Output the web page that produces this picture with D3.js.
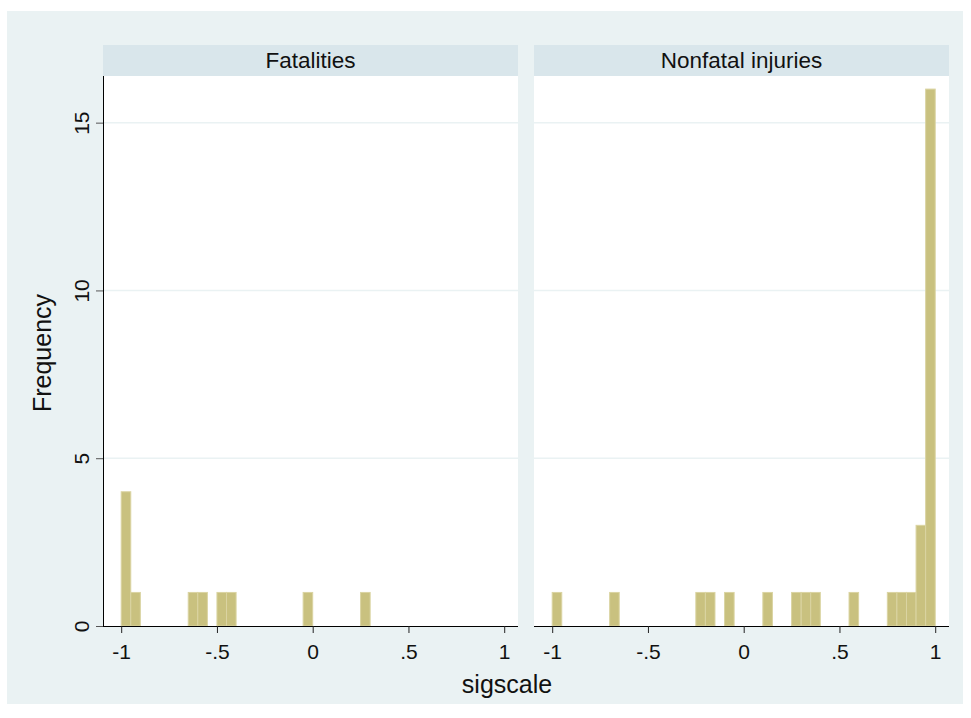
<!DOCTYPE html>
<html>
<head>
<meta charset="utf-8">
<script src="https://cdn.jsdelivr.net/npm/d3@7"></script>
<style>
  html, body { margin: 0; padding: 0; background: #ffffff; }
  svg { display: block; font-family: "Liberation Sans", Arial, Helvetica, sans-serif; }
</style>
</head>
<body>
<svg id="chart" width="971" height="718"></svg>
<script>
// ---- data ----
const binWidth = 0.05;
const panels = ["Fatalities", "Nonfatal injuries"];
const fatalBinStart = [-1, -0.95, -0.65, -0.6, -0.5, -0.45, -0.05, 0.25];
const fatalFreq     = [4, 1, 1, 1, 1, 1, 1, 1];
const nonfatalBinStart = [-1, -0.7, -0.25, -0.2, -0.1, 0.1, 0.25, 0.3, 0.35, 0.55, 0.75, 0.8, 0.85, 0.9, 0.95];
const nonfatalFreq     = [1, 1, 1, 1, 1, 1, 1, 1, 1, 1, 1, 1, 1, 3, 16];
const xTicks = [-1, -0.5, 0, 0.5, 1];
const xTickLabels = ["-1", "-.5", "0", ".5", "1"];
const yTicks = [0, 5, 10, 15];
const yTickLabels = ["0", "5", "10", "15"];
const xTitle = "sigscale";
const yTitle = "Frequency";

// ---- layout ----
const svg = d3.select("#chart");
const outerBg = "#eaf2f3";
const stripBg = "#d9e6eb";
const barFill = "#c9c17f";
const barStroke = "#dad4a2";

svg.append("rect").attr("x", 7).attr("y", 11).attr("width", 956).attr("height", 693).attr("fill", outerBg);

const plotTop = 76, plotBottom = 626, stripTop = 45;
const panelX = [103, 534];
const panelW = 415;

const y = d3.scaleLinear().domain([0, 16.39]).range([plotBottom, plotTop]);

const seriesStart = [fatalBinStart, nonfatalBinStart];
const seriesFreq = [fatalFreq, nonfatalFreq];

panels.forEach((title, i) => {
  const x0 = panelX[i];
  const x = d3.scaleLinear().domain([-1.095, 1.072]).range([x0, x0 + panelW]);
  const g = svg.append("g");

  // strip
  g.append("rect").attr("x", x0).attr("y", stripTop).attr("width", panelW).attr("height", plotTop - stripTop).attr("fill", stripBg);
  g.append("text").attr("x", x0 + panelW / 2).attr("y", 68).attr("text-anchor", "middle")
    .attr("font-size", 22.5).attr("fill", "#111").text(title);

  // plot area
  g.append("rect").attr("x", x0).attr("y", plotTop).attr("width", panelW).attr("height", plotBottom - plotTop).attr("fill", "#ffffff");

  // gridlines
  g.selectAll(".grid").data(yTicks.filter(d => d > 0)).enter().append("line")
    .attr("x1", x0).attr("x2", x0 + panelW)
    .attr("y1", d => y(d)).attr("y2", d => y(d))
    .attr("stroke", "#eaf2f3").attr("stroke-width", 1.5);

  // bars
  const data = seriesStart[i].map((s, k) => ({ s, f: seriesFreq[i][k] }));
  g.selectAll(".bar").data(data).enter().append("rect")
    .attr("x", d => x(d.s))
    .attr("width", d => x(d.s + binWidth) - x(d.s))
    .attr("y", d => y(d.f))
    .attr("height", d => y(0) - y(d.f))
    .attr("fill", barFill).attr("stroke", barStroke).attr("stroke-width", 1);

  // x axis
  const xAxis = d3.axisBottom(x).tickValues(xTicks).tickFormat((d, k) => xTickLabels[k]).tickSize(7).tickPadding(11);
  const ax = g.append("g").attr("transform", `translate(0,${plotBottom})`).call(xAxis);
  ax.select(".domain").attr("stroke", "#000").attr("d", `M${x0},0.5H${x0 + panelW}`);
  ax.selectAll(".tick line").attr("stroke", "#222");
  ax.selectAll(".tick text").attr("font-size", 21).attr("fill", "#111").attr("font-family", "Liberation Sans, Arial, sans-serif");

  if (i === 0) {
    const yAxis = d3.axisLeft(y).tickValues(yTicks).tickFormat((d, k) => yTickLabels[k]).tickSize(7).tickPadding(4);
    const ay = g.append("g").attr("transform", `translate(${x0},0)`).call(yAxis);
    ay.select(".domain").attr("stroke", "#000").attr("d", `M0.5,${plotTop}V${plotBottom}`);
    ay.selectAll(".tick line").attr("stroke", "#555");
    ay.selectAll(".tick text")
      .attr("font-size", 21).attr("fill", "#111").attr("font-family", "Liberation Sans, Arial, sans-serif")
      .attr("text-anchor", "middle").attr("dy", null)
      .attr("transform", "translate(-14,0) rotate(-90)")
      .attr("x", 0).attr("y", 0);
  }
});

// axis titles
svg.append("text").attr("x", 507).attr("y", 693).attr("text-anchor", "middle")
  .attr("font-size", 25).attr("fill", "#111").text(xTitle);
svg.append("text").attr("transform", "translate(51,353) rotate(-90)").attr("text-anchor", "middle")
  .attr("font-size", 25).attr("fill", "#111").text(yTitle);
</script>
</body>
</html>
============================================================
Your task is to reproduce all of the material exactly. The pictures stay out.

Output the web page that produces this picture with D3.js.
<!DOCTYPE html>
<html>
<head>
<meta charset="utf-8">
<script src="https://cdn.jsdelivr.net/npm/d3@7"></script>
<style>
  html, body { margin: 0; padding: 0; background: #ffffff; }
  svg { display: block; font-family: "Liberation Sans", Arial, Helvetica, sans-serif; }
</style>
</head>
<body>
<svg id="chart" width="971" height="718"></svg>
<script>
// ---- data ----
const binWidth = 0.05;
const panels = ["Fatalities", "Nonfatal injuries"];
const fatalBinStart = [-1, -0.95, -0.65, -0.6, -0.5, -0.45, -0.05, 0.25];
const fatalFreq     = [4, 1, 1, 1, 1, 1, 1, 1];
const nonfatalBinStart = [-1, -0.7, -0.25, -0.2, -0.1, 0.1, 0.25, 0.3, 0.35, 0.55, 0.75, 0.8, 0.85, 0.9, 0.95];
const nonfatalFreq     = [1, 1, 1, 1, 1, 1, 1, 1, 1, 1, 1, 1, 1, 3, 16];
const xTicks = [-1, -0.5, 0, 0.5, 1];
const xTickLabels = ["-1", "-.5", "0", ".5", "1"];
const yTicks = [0, 5, 10, 15];
const yTickLabels = ["0", "5", "10", "15"];
const xTitle = "sigscale";
const yTitle = "Frequency";

// ---- layout ----
const svg = d3.select("#chart");
const outerBg = "#eaf2f3";
const stripBg = "#d9e6eb";
const barFill = "#c9c17f";
const barStroke = "#dad4a2";

svg.append("rect").attr("x", 7).attr("y", 11).attr("width", 956).attr("height", 693).attr("fill", outerBg);

const plotTop = 76, plotBottom = 626, stripTop = 45;
const panelX = [103, 534];
const panelW = 415;

const y = d3.scaleLinear().domain([0, 16.39]).range([plotBottom, plotTop]);

const seriesStart = [fatalBinStart, nonfatalBinStart];
const seriesFreq = [fatalFreq, nonfatalFreq];

panels.forEach((title, i) => {
  const x0 = panelX[i];
  const x = d3.scaleLinear().domain([-1.095, 1.072]).range([x0, x0 + panelW]);
  const g = svg.append("g");

  // strip
  g.append("rect").attr("x", x0).attr("y", stripTop).attr("width", panelW).attr("height", plotTop - stripTop).attr("fill", stripBg);
  g.append("text").attr("x", x0 + panelW / 2).attr("y", 68).attr("text-anchor", "middle")
    .attr("font-size", 22.5).attr("fill", "#111").text(title);

  // plot area
  g.append("rect").attr("x", x0).attr("y", plotTop).attr("width", panelW).attr("height", plotBottom - plotTop).attr("fill", "#ffffff");

  // gridlines
  g.selectAll(".grid").data(yTicks.filter(d => d > 0)).enter().append("line")
    .attr("x1", x0).attr("x2", x0 + panelW)
    .attr("y1", d => y(d)).attr("y2", d => y(d))
    .attr("stroke", "#eaf2f3").attr("stroke-width", 1.5);

  // bars
  const data = seriesStart[i].map((s, k) => ({ s, f: seriesFreq[i][k] }));
  g.selectAll(".bar").data(data).enter().append("rect")
    .attr("x", d => x(d.s))
    .attr("width", d => x(d.s + binWidth) - x(d.s))
    .attr("y", d => y(d.f))
    .attr("height", d => y(0) - y(d.f))
    .attr("fill", barFill).attr("stroke", barStroke).attr("stroke-width", 1);

  // x axis
  const xAxis = d3.axisBottom(x).tickValues(xTicks).tickFormat((d, k) => xTickLabels[k]).tickSize(7).tickPadding(11);
  const ax = g.append("g").attr("transform", `translate(0,${plotBottom})`).call(xAxis);
  ax.select(".domain").attr("stroke", "#000").attr("d", `M${x0},0.5H${x0 + panelW}`);
  ax.selectAll(".tick line").attr("stroke", "#222");
  ax.selectAll(".tick text").attr("font-size", 21).attr("fill", "#111").attr("font-family", "Liberation Sans, Arial, sans-serif");

  if (i === 0) {
    const yAxis = d3.axisLeft(y).tickValues(yTicks).tickFormat((d, k) => yTickLabels[k]).tickSize(7).tickPadding(4);
    const ay = g.append("g").attr("transform", `translate(${x0},0)`).call(yAxis);
    ay.select(".domain").attr("stroke", "#000").attr("d", `M0.5,${plotTop}V${plotBottom}`);
    ay.selectAll(".tick line").attr("stroke", "#555");
    ay.selectAll(".tick text")
      .attr("font-size", 21).attr("fill", "#111").attr("font-family", "Liberation Sans, Arial, sans-serif")
      .attr("text-anchor", "middle").attr("dy", null)
      .attr("transform", "translate(-14,0) rotate(-90)")
      .attr("x", 0).attr("y", 0);
  }
});

// axis titles
svg.append("text").attr("x", 507).attr("y", 693).attr("text-anchor", "middle")
  .attr("font-size", 25).attr("fill", "#111").text(xTitle);
svg.append("text").attr("transform", "translate(51,353) rotate(-90)").attr("text-anchor", "middle")
  .attr("font-size", 25).attr("fill", "#111").text(yTitle);
</script>
</body>
</html>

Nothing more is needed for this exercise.